After the final payment was made to Ponzi’s creditors in December 1930, the first issue of TIME in the new year described him as the “duper extraordinary, personification of quick riches,” whose “wrecked web” earned him a place in “glittering in the archives of financial fraud.” The article recapped his crimes, a description of his appearance from the police description — “Age: 44. Height: Five feet two inches. Hair: Dark chestnut mixed with grey. Eyes: Brown. Occupation: Thief” — and reported that he “slept in lavender pajamas” when he lived at his spacious home in Lexington, Mass. It also claimed that he was “popular” for “his ability to write amusing verses about other prisoners and the jailers.”

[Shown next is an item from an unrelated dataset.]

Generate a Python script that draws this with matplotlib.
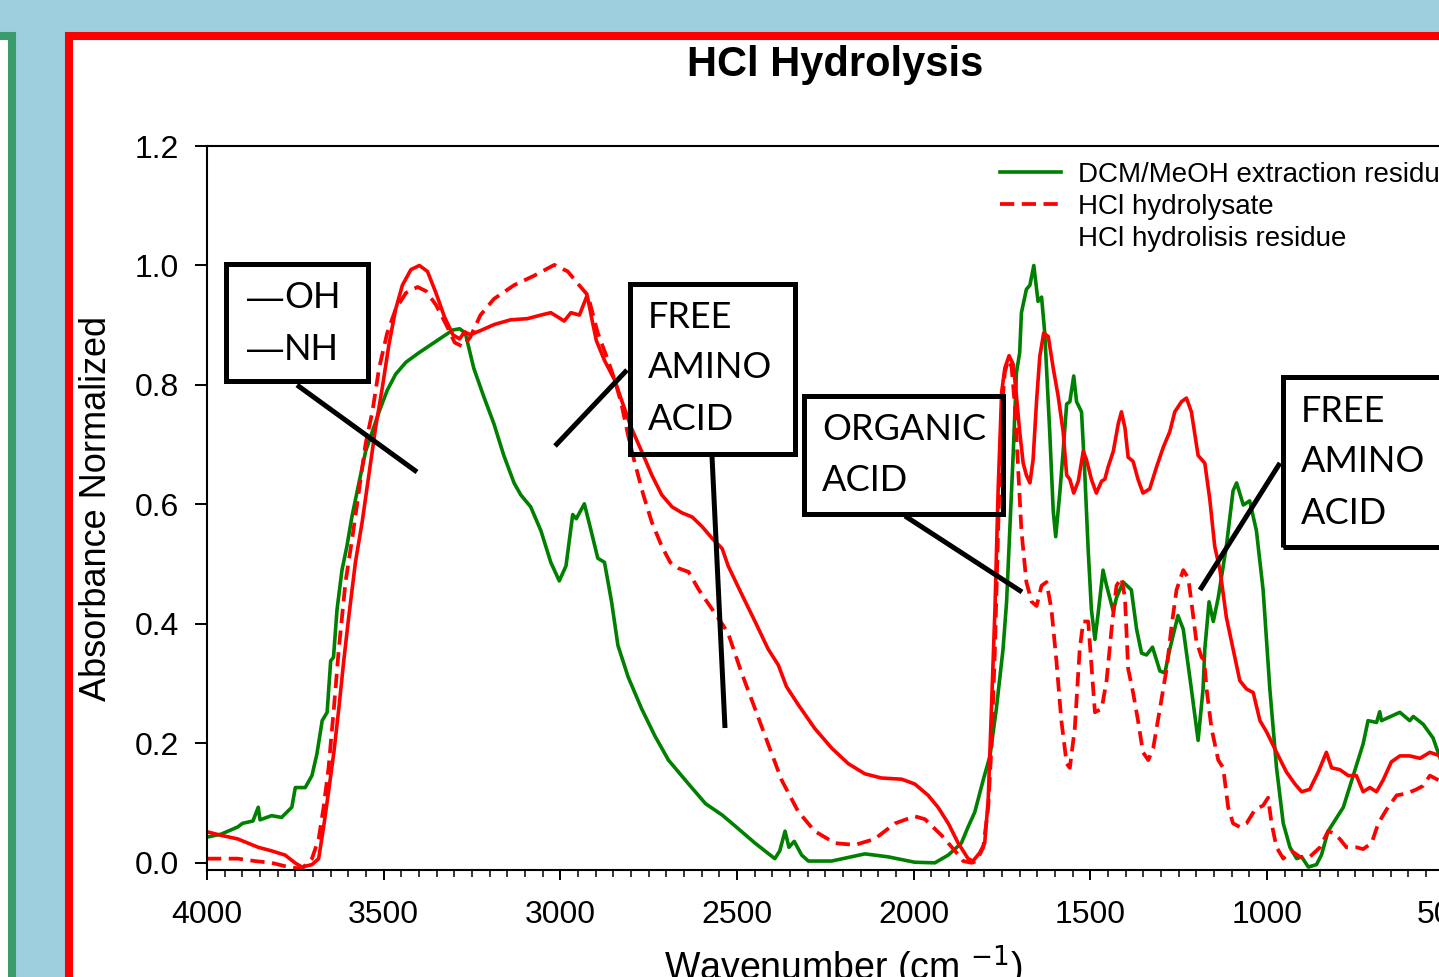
import matplotlib
matplotlib.use('Agg')
from matplotlib import pyplot as plt
import matplotlib.patches as patches
from matplotlib.lines import Line2D

plt.rcParams['font.family'] = ['Liberation Sans', 'DejaVu Sans']

# DCM/MeOH extraction residue (green solid)
dcm_wn = [4000, 3960, 3913, 3900, 3870, 3855, 3850, 3817, 3789, 3760, 3750, 3722, 3703, 3689,
          3674, 3660, 3650, 3642, 3632, 3618, 3604, 3590, 3570, 3551, 3532, 3513, 3490, 3466,
          3437, 3400, 3342, 3304, 3285, 3269, 3245, 3217, 3188, 3160, 3131, 3112, 3084, 3055,
          3027, 3003, 2984, 2965, 2955, 2932, 2913, 2894, 2875, 2855, 2837, 2808, 2770, 2732,
          2694, 2637, 2589, 2542, 2506, 2449, 2393, 2379, 2364, 2353, 2338, 2317, 2298, 2232,
          2138, 2072, 1997, 1940, 1902, 1865, 1846, 1827, 1803, 1784, 1766, 1747, 1737, 1728,
          1718, 1709, 1700, 1695, 1681, 1671, 1660, 1652, 1648, 1638, 1629, 1615, 1605, 1598,
          1586, 1577, 1567, 1558, 1547, 1539, 1525, 1516, 1506, 1497, 1487, 1478, 1464, 1454,
          1435, 1426, 1407, 1384, 1369, 1355, 1341, 1324, 1303, 1289, 1275, 1252, 1237, 1214,
          1195, 1181, 1176, 1164, 1152, 1138, 1115, 1096, 1086, 1067, 1049, 1030, 1011, 992,
          973, 954, 935, 916, 902, 883, 860, 846, 827, 813, 784, 756, 728, 714, 690, 681, 676,
          624, 596, 586, 558, 530, 510]
dcm_abs = [0.043, 0.048, 0.060, 0.066, 0.070, 0.093, 0.072, 0.079, 0.076, 0.093, 0.126, 0.126,
           0.146, 0.182, 0.238, 0.252, 0.338, 0.344, 0.424, 0.490, 0.530, 0.579, 0.636, 0.689,
           0.722, 0.755, 0.791, 0.818, 0.838, 0.854, 0.877, 0.892, 0.894, 0.887, 0.828, 0.781,
           0.735, 0.682, 0.636, 0.616, 0.596, 0.556, 0.503, 0.472, 0.497, 0.583, 0.576, 0.601,
           0.556, 0.510, 0.503, 0.437, 0.364, 0.311, 0.258, 0.212, 0.172, 0.132, 0.099, 0.080,
           0.062, 0.033, 0.007, 0.020, 0.053, 0.026, 0.036, 0.013, 0.003, 0.003, 0.015, 0.010,
           0.001, 0.000, 0.013, 0.033, 0.060, 0.085, 0.139, 0.179, 0.258, 0.358, 0.437, 0.556,
           0.689, 0.821, 0.854, 0.921, 0.960, 0.967, 1.000, 0.960, 0.940, 0.947, 0.887, 0.722,
           0.589, 0.546, 0.622, 0.689, 0.768, 0.772, 0.815, 0.772, 0.755, 0.656, 0.523, 0.424,
           0.374, 0.417, 0.490, 0.464, 0.421, 0.444, 0.470, 0.457, 0.391, 0.351, 0.348, 0.361,
           0.321, 0.318, 0.358, 0.414, 0.391, 0.291, 0.205, 0.291, 0.358, 0.437, 0.404, 0.444,
           0.530, 0.623, 0.636, 0.599, 0.606, 0.556, 0.457, 0.291, 0.159, 0.066, 0.026, 0.007,
           0.010, -0.007, -0.003, 0.013, 0.053, 0.066, 0.093, 0.146, 0.199, 0.238, 0.235, 0.253,
           0.238, 0.252, 0.238, 0.245, 0.232, 0.209, 0.175]

# HCl hydrolysate (red dashed)
hyd_wn = [4000, 3913, 3865, 3817, 3770, 3732, 3703, 3684, 3670, 3656, 3641, 3627, 3608, 3589,
          3570, 3551, 3532, 3513, 3490, 3466, 3437, 3404, 3380, 3352, 3323, 3299, 3276, 3255,
          3226, 3188, 3131, 3074, 3017, 2979, 2951, 2922, 2894, 2865, 2846, 2827, 2808, 2789,
          2765, 2741, 2713, 2689, 2665, 2637, 2608, 2570, 2542, 2525, 2487, 2449, 2412, 2374,
          2327, 2280, 2223, 2166, 2110, 2053, 1997, 1968, 1921, 1883, 1860, 1836, 1822, 1803,
          1789, 1780, 1770, 1761, 1751, 1742, 1733, 1723, 1714, 1704, 1695, 1681, 1666, 1652,
          1638, 1624, 1610, 1596, 1582, 1567, 1558, 1544, 1530, 1520, 1506, 1497, 1487, 1468,
          1454, 1440, 1426, 1412, 1402, 1393, 1379, 1365, 1351, 1336, 1322, 1303, 1284, 1270,
          1256, 1237, 1223, 1214, 1200, 1185, 1178, 1171, 1157, 1138, 1124, 1110, 1096, 1077,
          1058, 1034, 1011, 997, 987, 973, 954, 931, 907, 879, 850, 827, 813, 794, 775, 747,
          728, 704, 685, 662, 633, 605, 577, 558, 539, 510]
hyd_abs = [0.007, 0.007, 0.003, 0.000, -0.007, -0.010, 0.007, 0.040, 0.093, 0.159, 0.258, 0.358,
           0.470, 0.543, 0.623, 0.702, 0.755, 0.828, 0.887, 0.927, 0.954, 0.964, 0.957, 0.934,
           0.901, 0.871, 0.864, 0.880, 0.917, 0.944, 0.967, 0.983, 1.001, 0.990, 0.970, 0.950,
           0.887, 0.841, 0.808, 0.768, 0.715, 0.669, 0.616, 0.570, 0.530, 0.503, 0.493, 0.487,
           0.457, 0.424, 0.400, 0.384, 0.318, 0.258, 0.199, 0.139, 0.086, 0.053, 0.033, 0.030,
           0.040, 0.066, 0.078, 0.073, 0.046, 0.020, 0.003, 0.000, 0.003, 0.026, 0.093, 0.192,
           0.358, 0.556, 0.755, 0.821, 0.841, 0.831, 0.768, 0.656, 0.556, 0.470, 0.437, 0.430,
           0.464, 0.470, 0.424, 0.338, 0.238, 0.166, 0.159, 0.225, 0.358, 0.404, 0.404, 0.331,
           0.252, 0.258, 0.305, 0.391, 0.464, 0.477, 0.444, 0.325, 0.285, 0.238, 0.185, 0.172,
           0.192, 0.258, 0.325, 0.397, 0.457, 0.490, 0.477, 0.437, 0.371, 0.344, 0.340, 0.291,
           0.225, 0.172, 0.159, 0.093, 0.066, 0.060, 0.066, 0.089, 0.096, 0.109, 0.066, 0.026,
           0.007, 0.020, 0.010, 0.010, 0.026, 0.053, 0.050, 0.040, 0.026, 0.026, 0.023, 0.033,
           0.066, 0.089, 0.113, 0.116, 0.123, 0.129, 0.146, 0.137]

# HCl hydrolisis residue (red solid)
res_wn = [4000, 3960, 3913, 3884, 3855, 3817, 3779, 3751, 3732, 3703, 3684, 3670, 3656, 3641,
          3627, 3613, 3599, 3580, 3561, 3542, 3523, 3504, 3485, 3466, 3447, 3423, 3399, 3376,
          3352, 3328, 3304, 3285, 3271, 3255, 3226, 3188, 3141, 3093, 3055, 3027, 2989, 2970,
          2946, 2924, 2911, 2898, 2875, 2846, 2827, 2799, 2770, 2741, 2713, 2684, 2656, 2627,
          2599, 2570, 2542, 2525, 2487, 2449, 2412, 2383, 2360, 2327, 2280, 2232, 2185, 2138,
          2091, 2034, 1997, 1959, 1931, 1902, 1874, 1846, 1832, 1813, 1799, 1789, 1780, 1770,
          1761, 1751, 1742, 1730, 1718, 1709, 1700, 1690, 1681, 1671, 1662, 1652, 1643, 1632,
          1619, 1605, 1591, 1577, 1567, 1558, 1547, 1534, 1520, 1511, 1497, 1483, 1468, 1459,
          1450, 1435, 1421, 1412, 1402, 1393, 1379, 1365, 1351, 1332, 1313, 1294, 1275, 1261,
          1242, 1228, 1214, 1195, 1176, 1162, 1148, 1133, 1115, 1096, 1077, 1058, 1039, 1020,
          1001, 973, 945, 921, 902, 879, 855, 832, 817, 794, 770, 747, 728, 709, 690, 671, 648,
          624, 596, 567, 539, 510]
res_abs = [0.052, 0.046, 0.040, 0.033, 0.026, 0.020, 0.013, 0.000, -0.007, -0.003, 0.007, 0.060,
           0.119, 0.185, 0.258, 0.338, 0.411, 0.503, 0.570, 0.649, 0.728, 0.795, 0.868, 0.927,
           0.967, 0.993, 1.000, 0.990, 0.954, 0.914, 0.884, 0.877, 0.889, 0.884, 0.891, 0.901,
           0.909, 0.911, 0.917, 0.921, 0.907, 0.921, 0.917, 0.950, 0.911, 0.874, 0.841, 0.808,
           0.775, 0.728, 0.689, 0.649, 0.616, 0.596, 0.586, 0.579, 0.563, 0.543, 0.526, 0.497,
           0.450, 0.404, 0.358, 0.331, 0.295, 0.265, 0.225, 0.192, 0.166, 0.149, 0.142, 0.140,
           0.132, 0.113, 0.093, 0.066, 0.033, 0.007, 0.003, 0.017, 0.033, 0.106, 0.258, 0.424,
           0.623, 0.788, 0.828, 0.849, 0.834, 0.781, 0.722, 0.669, 0.649, 0.636, 0.675, 0.775,
           0.848, 0.887, 0.881, 0.828, 0.781, 0.722, 0.649, 0.642, 0.619, 0.639, 0.689, 0.675,
           0.642, 0.619, 0.639, 0.642, 0.662, 0.689, 0.735, 0.755, 0.728, 0.679, 0.672, 0.642,
           0.619, 0.626, 0.662, 0.695, 0.722, 0.755, 0.772, 0.778, 0.755, 0.682, 0.669, 0.609,
           0.530, 0.490, 0.411, 0.358, 0.305, 0.291, 0.285, 0.238, 0.219, 0.185, 0.152, 0.132,
           0.119, 0.123, 0.152, 0.185, 0.159, 0.156, 0.146, 0.146, 0.119, 0.126, 0.119, 0.139,
           0.169, 0.179, 0.179, 0.175, 0.185, 0.179]

series_labels = ['DCM/MeOH extraction residue', 'HCl hydrolysate', 'HCl hydrolisis residue']
x_ticks = [4000, 3500, 3000, 2500, 2000, 1500, 1000, 500]
y_ticks = [0.0, 0.2, 0.4, 0.6, 0.8, 1.0, 1.2]

# callout boxes: text lines, left x, row y, box (x0, y0, x1, y1) in pixels
callouts = [
    (['\u2014OH', '\u2014NH'], 247, [298, 349], (226.5, 263.5, 367.5, 380.5)),
    (['FREE', 'AMINO', 'ACID'], 648, [318, 368, 419], (629.5, 283.5, 794.5, 453.5)),
    (['ORGANIC', 'ACID'], 822, [430, 481], (803.5, 395.5, 1002.5, 513.5)),
    (['FREE', 'AMINO', 'ACID'], 1301, [411, 462, 513], (1282.5, 376.5, 1480, 546.5)),
]
leaders = [((297, 385), (417, 472)), ((627, 370), (555, 446)), ((712, 456), (725, 728)),
           ((905, 516), (1022, 592)), ((1280, 463), (1200, 590))]

W, H = 1439, 977


def fx(x):
    return x / W


def fy(y):
    return 1 - y / H


fig = plt.figure(figsize=(W / 100, H / 100), dpi=100)
fig.patch.set_facecolor('#9dcfdf')

# slide frames
fig.add_artist(patches.Rectangle((fx(-100), fy(1100)), 112 / W, (1100 - 36) / H, transform=fig.transFigure,
                                 facecolor='white', edgecolor='#3a9b6b', linewidth=5.8, zorder=-5))
fig.add_artist(patches.Rectangle((fx(69), fy(1100)), 1500 / W, (1100 - 36) / H, transform=fig.transFigure,
                                 facecolor='white', edgecolor='#ff0000', linewidth=5.8, zorder=-5))

ax = fig.add_axes([fx(207), fy(870), (1479 - 207) / W, (870 - 146) / H])
ax.set_facecolor('none')

l1, = ax.plot(dcm_wn, dcm_abs, color='#008000', lw=2.6, label=series_labels[0])
l2, = ax.plot(hyd_wn, hyd_abs, color='#ff0000', lw=2.7, dashes=(3.8, 2), label=series_labels[1])
l3, = ax.plot(res_wn, res_abs, color='#ff0000', lw=2.6, label=series_labels[2])

ax.set_xlim(4000, 400)
ax.set_ylim(-0.012, 1.2)
ax.set_xticks(x_ticks)
ax.set_xticks(list(range(4000, 399, -50)), minor=True)
ax.set_yticks(y_ticks)
ax.set_yticklabels(['%.1f' % v for v in y_ticks])
ax.tick_params(axis='both', labelsize=23, width=1.4, color='black')
ax.tick_params(axis='x', which='major', direction='out', length=7.5, pad=14)
ax.tick_params(axis='x', which='minor', direction='out', length=4.8, width=1.1)
ax.tick_params(axis='y', which='major', direction='out', length=9, pad=11)
for s in ax.spines.values():
    s.set_linewidth(1.5)

ax.set_ylabel('Absorbance Normalized', fontsize=26, va='center')
ax.yaxis.set_label_coords(-0.0865, 0.5)
ax.set_xlabel('Wavenumber (cm $^{-1}$)', fontsize=27, va='center')
ax.xaxis.set_label_coords(0.5, -0.134)

fig.text(fx(835), fy(65), 'HCl Hydrolysis', fontsize=30, fontweight='bold', ha='center', va='center')

ghost = Line2D([], [], color='none')
ax.legend([l1, l2, ghost], series_labels, loc='upper left', bbox_to_anchor=(fx(1000), fy(162)),
          bbox_transform=fig.transFigure, frameon=False, fontsize=20, handlelength=2.2,
          handletextpad=0.6, labelspacing=0.22, borderpad=0, borderaxespad=0)

# callouts
for lines, tx, rows, (x0, y0, x1, y1) in callouts:
    fig.add_artist(patches.Rectangle((fx(x0), fy(y1)), (x1 - x0) / W, (y1 - y0) / H,
                                     transform=fig.transFigure, facecolor='none',
                                     edgecolor='black', linewidth=3.6, zorder=5))
    for txt, ry in zip(lines, rows):
        if txt.startswith('\u2014'):
            # long dash in a font whose em dash is a full em wide
            fig.text(fx(tx), fy(ry + 1), '\u2014', fontsize=26, ha='left', va='center', zorder=6)
            fig.text(fx(tx + 37), fy(ry), txt[1:], fontsize=26, family=['Lato', 'DejaVu Sans'],
                     ha='left', va='center', zorder=6)
        else:
            fig.text(fx(tx), fy(ry), txt, fontsize=26, family=['Lato', 'DejaVu Sans'],
                     ha='left', va='center', zorder=6)
for (xa, ya), (xb, yb) in leaders:
    fig.add_artist(Line2D([fx(xa), fx(xb)], [fy(ya), fy(yb)], transform=fig.transFigure,
                          color='black', lw=3.6, solid_capstyle='butt', zorder=5))

fig.savefig('out.png', dpi=100, facecolor=fig.get_facecolor())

Well, he saw that article, and wrote “amusing verses” back in a letter to the editor that was published in a following issue of the magazine, addressed from “Massachusetts State Prison Charlestown, Mass.” The juiciest bits:
Ponzi was released from prison on parole in February 1934, and deported to Italy in October of that year. “I am not bitter,” he told reporters before boarding the S.S. Vulcana carrying a briefcase of newspaper clippings. “I went looking for trouble, and I got it, more than I expected.”
A few years later, he took a job in Brazil, and died in Rio de Janeiro in Jan. 1949. “He left an estate of $75, which was barely enough to bury him,” LIFE magazine reported in a full-page obituary for him.